Below are some records; repeat them all exactly, minus the pictures.

Stored data:
>> start
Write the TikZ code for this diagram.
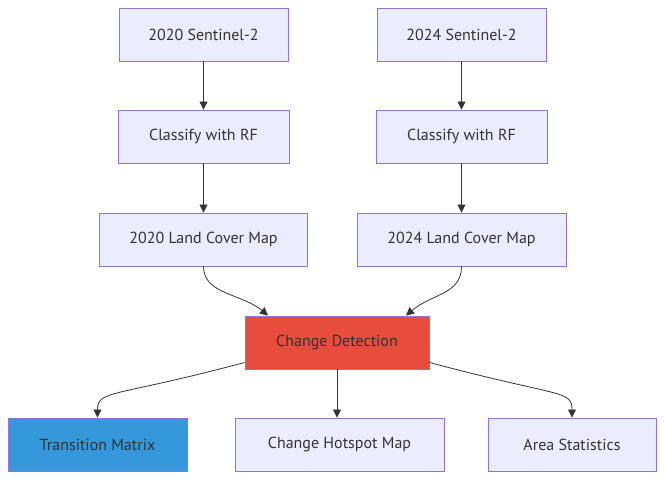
\documentclass[tikz,border=0pt]{standalone}
\usepackage{fontspec}
\setmainfont{PT Sans}
\usetikzlibrary{arrows.meta}
\definecolor{boxfill}{HTML}{ECECFF}
\definecolor{boxline}{HTML}{9370DB}
\definecolor{txt}{HTML}{333333}
\definecolor{redfill}{HTML}{E74C3C}
\definecolor{bluefill}{HTML}{3498DB}
\tikzset{
  box/.style={draw=boxline, fill=boxfill, line width=0.9pt, text=txt, font=\fontsize{16}{18}\selectfont, minimum height=53pt, inner sep=0pt, anchor=center},
  link/.style={draw=txt, line width=0.8pt, -{Triangle[length=8pt,width=8pt]}},
}
\begin{document}
\begin{tikzpicture}[x=1pt,y=-1pt]
\useasboundingbox (0,0) rectangle (665,486);
\node[box, minimum width=169pt] (s20) at (203.5,34.5) {2020 Sentinel-2};
\node[box, minimum width=169pt] (s24) at (461.5,34.5) {2024 Sentinel-2};
\node[box, minimum width=171pt] (c20) at (203.5,136.5) {Classify with RF};
\node[box, minimum width=171pt] (c24) at (461.5,136.5) {Classify with RF};
\node[box, minimum width=208pt] (m20) at (203.5,239.5) {2020 Land Cover Map};
\node[box, minimum width=209pt] (m24) at (461.5,239.5) {2024 Land Cover Map};
\node[box, fill=redfill, minimum width=184pt] (cd) at (337,342.5) {Change Detection};
\node[box, fill=bluefill, minimum width=179pt] (tm) at (97.5,444.5) {Transition Matrix};
\node[box, minimum width=209pt] (hs) at (339.5,444.5) {Change Hotspot Map};
\node[box, minimum width=168pt] (as) at (572,444.5) {Area Statistics};
\draw[link] (s20) -- (c20);
\draw[link] (s24) -- (c24);
\draw[link] (c20) -- (m20);
\draw[link] (c24) -- (m24);
\draw[link] (m20.south) .. controls ([yshift=-28]m20.south) and ([xshift=-95,yshift=22]cd.north) .. ([xshift=-69]cd.north);
\draw[link] (m24.south) .. controls ([yshift=-28]m24.south) and ([xshift=95,yshift=22]cd.north) .. ([xshift=69]cd.north);
\draw[link] ([yshift=7]cd.south west) .. controls ([xshift=-130,yshift=-28]cd.south west) and ([yshift=28]tm.north) .. (tm.north);
\draw[link] ([yshift=7]cd.south east) .. controls ([xshift=130,yshift=-28]cd.south east) and ([yshift=28]as.north) .. (as.north);
\draw[link] (cd.south) -- (cd.south |- hs.north);
\end{tikzpicture}
\end{document}
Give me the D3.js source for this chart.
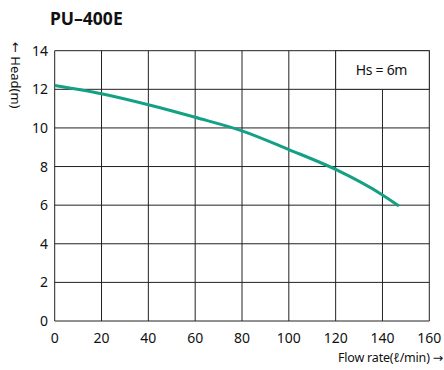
<!DOCTYPE html>
<html>
<head>
<meta charset="utf-8">
<script src="https://cdn.jsdelivr.net/npm/d3@7"></script>
<style>
  html, body { margin: 0; padding: 0; background: #fff; }
  svg { display: block; }
  text { font-family: "Noto Sans", "DejaVu Sans", sans-serif; fill: #111; }
</style>
</head>
<body>
<svg id="chart" width="444" height="370"></svg>
<script>
// Pump performance curve: flow rate vs. head
const title = "PU\u2013400E";
const flowTicks = [0, 20, 40, 60, 80, 100, 120, 140, 160];
const headTicks = [0, 2, 4, 6, 8, 10, 12, 14];
const flow = [0, 20, 40, 60, 80, 100, 120, 140, 147];
const head = [12.2, 11.77, 11.2, 10.55, 9.85, 8.88, 7.85, 6.53, 5.96];
const note = "Hs = 6m";

const svg = d3.select("#chart");
const plotLeft = 54.7, plotRight = 429.3, plotTop = 50.7, plotBottom = 321;

const x = d3.scaleLinear().domain([0, 160]).range([plotLeft, plotRight]);
const y = d3.scaleLinear().domain([0, 14]).range([plotBottom, plotTop]);

const gridColor = "#222";

// vertical grid lines
svg.append("g").selectAll("line").data(flowTicks).join("line")
  .attr("x1", d => x(d)).attr("x2", d => x(d))
  .attr("y1", y(0)).attr("y2", y(14))
  .attr("stroke", gridColor).attr("stroke-width", 1);

// horizontal grid lines
svg.append("g").selectAll("line").data(headTicks).join("line")
  .attr("x1", x(0)).attr("x2", x(160))
  .attr("y1", d => y(d)).attr("y2", d => y(d))
  .attr("stroke", gridColor).attr("stroke-width", 1);

// note box in the top-right cell pair
svg.append("rect")
  .attr("x", x(120)).attr("y", y(14))
  .attr("width", x(160) - x(120)).attr("height", y(12) - y(14))
  .attr("fill", "#fff").attr("stroke", gridColor).attr("stroke-width", 1);
svg.append("text")
  .attr("x", (x(120) + x(160)) / 2 - 1).attr("y", (y(12) + y(14)) / 2 + 5)
  .attr("text-anchor", "middle").attr("font-size", 14)
  .attr("letter-spacing", -0.3)
  .text(note);

// performance curve
const pts = flow.map((f, i) => [f, head[i]]);
svg.append("path")
  .datum(pts)
  .attr("fill", "none")
  .attr("stroke", "#13a084")
  .attr("stroke-width", 3)
  .attr("d", d3.line().x(d => x(d[0])).y(d => y(d[1])).curve(d3.curveMonotoneX));

// x tick labels
svg.append("g").selectAll("text").data(flowTicks).join("text")
  .attr("x", d => x(d)).attr("y", 343)
  .attr("text-anchor", "middle").attr("font-size", 14)
  .text(d => d);

// y tick labels
svg.append("g").selectAll("text").data(headTicks).join("text")
  .attr("x", 48).attr("y", d => y(d) + 5)
  .attr("text-anchor", "end").attr("font-size", 14)
  .text(d => d);

// title
svg.append("text")
  .attr("x", 50).attr("y", 25)
  .attr("font-size", 17.5).attr("font-weight", "bold")
  .text(title);

// axis titles
svg.append("text")
  .attr("transform", "translate(11,42) rotate(90)")
  .attr("font-size", 13)
  .text("\u2190 Head(m)");

svg.append("text")
  .attr("x", 443).attr("y", 362)
  .attr("text-anchor", "end").attr("font-size", 12.5)
  .attr("letter-spacing", -0.2)
  .text("Flow rate(\u2113/min) \u2192");
</script>
</body>
</html>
>> end
Task output:
Write the TikZ code for this diagram.
\documentclass[tikz,border=0pt]{standalone}
\usepackage{fontspec}
\setmainfont{PT Sans}
\usetikzlibrary{arrows.meta}
\definecolor{boxfill}{HTML}{ECECFF}
\definecolor{boxline}{HTML}{9370DB}
\definecolor{txt}{HTML}{333333}
\definecolor{redfill}{HTML}{E74C3C}
\definecolor{bluefill}{HTML}{3498DB}
\tikzset{
  box/.style={draw=boxline, fill=boxfill, line width=0.9pt, text=txt, font=\fontsize{16}{18}\selectfont, minimum height=53pt, inner sep=0pt, anchor=center},
  link/.style={draw=txt, line width=0.8pt, -{Triangle[length=8pt,width=8pt]}},
}
\begin{document}
\begin{tikzpicture}[x=1pt,y=-1pt]
\useasboundingbox (0,0) rectangle (665,486);
\node[box, minimum width=169pt] (s20) at (203.5,34.5) {2020 Sentinel-2};
\node[box, minimum width=169pt] (s24) at (461.5,34.5) {2024 Sentinel-2};
\node[box, minimum width=171pt] (c20) at (203.5,136.5) {Classify with RF};
\node[box, minimum width=171pt] (c24) at (461.5,136.5) {Classify with RF};
\node[box, minimum width=208pt] (m20) at (203.5,239.5) {2020 Land Cover Map};
\node[box, minimum width=209pt] (m24) at (461.5,239.5) {2024 Land Cover Map};
\node[box, fill=redfill, minimum width=184pt] (cd) at (337,342.5) {Change Detection};
\node[box, fill=bluefill, minimum width=179pt] (tm) at (97.5,444.5) {Transition Matrix};
\node[box, minimum width=209pt] (hs) at (339.5,444.5) {Change Hotspot Map};
\node[box, minimum width=168pt] (as) at (572,444.5) {Area Statistics};
\draw[link] (s20) -- (c20);
\draw[link] (s24) -- (c24);
\draw[link] (c20) -- (m20);
\draw[link] (c24) -- (m24);
\draw[link] (m20.south) .. controls ([yshift=-28]m20.south) and ([xshift=-95,yshift=22]cd.north) .. ([xshift=-69]cd.north);
\draw[link] (m24.south) .. controls ([yshift=-28]m24.south) and ([xshift=95,yshift=22]cd.north) .. ([xshift=69]cd.north);
\draw[link] ([yshift=7]cd.south west) .. controls ([xshift=-130,yshift=-28]cd.south west) and ([yshift=28]tm.north) .. (tm.north);
\draw[link] ([yshift=7]cd.south east) .. controls ([xshift=130,yshift=-28]cd.south east) and ([yshift=28]as.north) .. (as.north);
\draw[link] (cd.south) -- (cd.south |- hs.north);
\end{tikzpicture}
\end{document}
Give me the D3.js source for this chart.
<!DOCTYPE html>
<html>
<head>
<meta charset="utf-8">
<script src="https://cdn.jsdelivr.net/npm/d3@7"></script>
<style>
  html, body { margin: 0; padding: 0; background: #fff; }
  svg { display: block; }
  text { font-family: "Noto Sans", "DejaVu Sans", sans-serif; fill: #111; }
</style>
</head>
<body>
<svg id="chart" width="444" height="370"></svg>
<script>
// Pump performance curve: flow rate vs. head
const title = "PU\u2013400E";
const flowTicks = [0, 20, 40, 60, 80, 100, 120, 140, 160];
const headTicks = [0, 2, 4, 6, 8, 10, 12, 14];
const flow = [0, 20, 40, 60, 80, 100, 120, 140, 147];
const head = [12.2, 11.77, 11.2, 10.55, 9.85, 8.88, 7.85, 6.53, 5.96];
const note = "Hs = 6m";

const svg = d3.select("#chart");
const plotLeft = 54.7, plotRight = 429.3, plotTop = 50.7, plotBottom = 321;

const x = d3.scaleLinear().domain([0, 160]).range([plotLeft, plotRight]);
const y = d3.scaleLinear().domain([0, 14]).range([plotBottom, plotTop]);

const gridColor = "#222";

// vertical grid lines
svg.append("g").selectAll("line").data(flowTicks).join("line")
  .attr("x1", d => x(d)).attr("x2", d => x(d))
  .attr("y1", y(0)).attr("y2", y(14))
  .attr("stroke", gridColor).attr("stroke-width", 1);

// horizontal grid lines
svg.append("g").selectAll("line").data(headTicks).join("line")
  .attr("x1", x(0)).attr("x2", x(160))
  .attr("y1", d => y(d)).attr("y2", d => y(d))
  .attr("stroke", gridColor).attr("stroke-width", 1);

// note box in the top-right cell pair
svg.append("rect")
  .attr("x", x(120)).attr("y", y(14))
  .attr("width", x(160) - x(120)).attr("height", y(12) - y(14))
  .attr("fill", "#fff").attr("stroke", gridColor).attr("stroke-width", 1);
svg.append("text")
  .attr("x", (x(120) + x(160)) / 2 - 1).attr("y", (y(12) + y(14)) / 2 + 5)
  .attr("text-anchor", "middle").attr("font-size", 14)
  .attr("letter-spacing", -0.3)
  .text(note);

// performance curve
const pts = flow.map((f, i) => [f, head[i]]);
svg.append("path")
  .datum(pts)
  .attr("fill", "none")
  .attr("stroke", "#13a084")
  .attr("stroke-width", 3)
  .attr("d", d3.line().x(d => x(d[0])).y(d => y(d[1])).curve(d3.curveMonotoneX));

// x tick labels
svg.append("g").selectAll("text").data(flowTicks).join("text")
  .attr("x", d => x(d)).attr("y", 343)
  .attr("text-anchor", "middle").attr("font-size", 14)
  .text(d => d);

// y tick labels
svg.append("g").selectAll("text").data(headTicks).join("text")
  .attr("x", 48).attr("y", d => y(d) + 5)
  .attr("text-anchor", "end").attr("font-size", 14)
  .text(d => d);

// title
svg.append("text")
  .attr("x", 50).attr("y", 25)
  .attr("font-size", 17.5).attr("font-weight", "bold")
  .text(title);

// axis titles
svg.append("text")
  .attr("transform", "translate(11,42) rotate(90)")
  .attr("font-size", 13)
  .text("\u2190 Head(m)");

svg.append("text")
  .attr("x", 443).attr("y", 362)
  .attr("text-anchor", "end").attr("font-size", 12.5)
  .attr("letter-spacing", -0.2)
  .text("Flow rate(\u2113/min) \u2192");
</script>
</body>
</html>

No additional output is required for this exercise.